Though the names clearly announce this coming judgment, the children are encouraged to plead with their mother, Gomer, to give up her former lifestyle of seeking other lovers and be devoted to her husband. The people apparently had pursued other gods for so long they even had begun to give those gods credit for the blessings which God had given.

Through this image, God was pleading with the people to give up the other gods and return to their true God. If they refused, judgment would not only fall on them, but their children would also suffer.

Today in the church in the United States, it can be easy to fall into comfortable complacency. We often emphasize God’s love so strongly we forget that love demands personal holiness on the part of the human object. Just as we seek to teach our children about consequences, we should never forget our actions in relation to God also have consequences including punishment for unfaithfulness.

Possibility of reconciliation (Hosea 3:1-5)

Despite humanity’s tendency to wander away from God, God continues to love humanity and desires reconciliation above all else.

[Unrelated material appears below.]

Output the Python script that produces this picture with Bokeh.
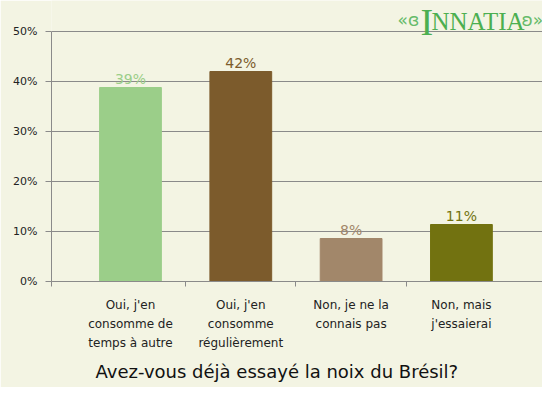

Out of God’s great love for humanity, he not only is willing to take individuals back who return, God has acted in ways intended to draw people back to God. The entire Bible is a record of God’s countless attempts to restore the broken relationship. Even when God punishes, it is intended to correct behavior and lead the individual or group back to God.

Verse four is a description of God’s ultimate punishment in driving the people out of the Promised Land and into exile. This was the one step which the people thought God never would take since the land had been such a central part of God’s promises to Abraham. Yet God did use the Assyrians and Babylonians to remove the people from the land.

Verse five describes the return of the remnant to the land following the exile. As one looks at the history of the people following the exile, the people never again worshipped false gods. Though it cost the people a generation out of the land, reconciliation was achieved through God’s grace.

God’s desire is that judgment never should be the final word. All the true prophets in the Bible proclaimed hope along with judgment. That promise is the same today. All the unfaithful followers who are willing to repent always can come home.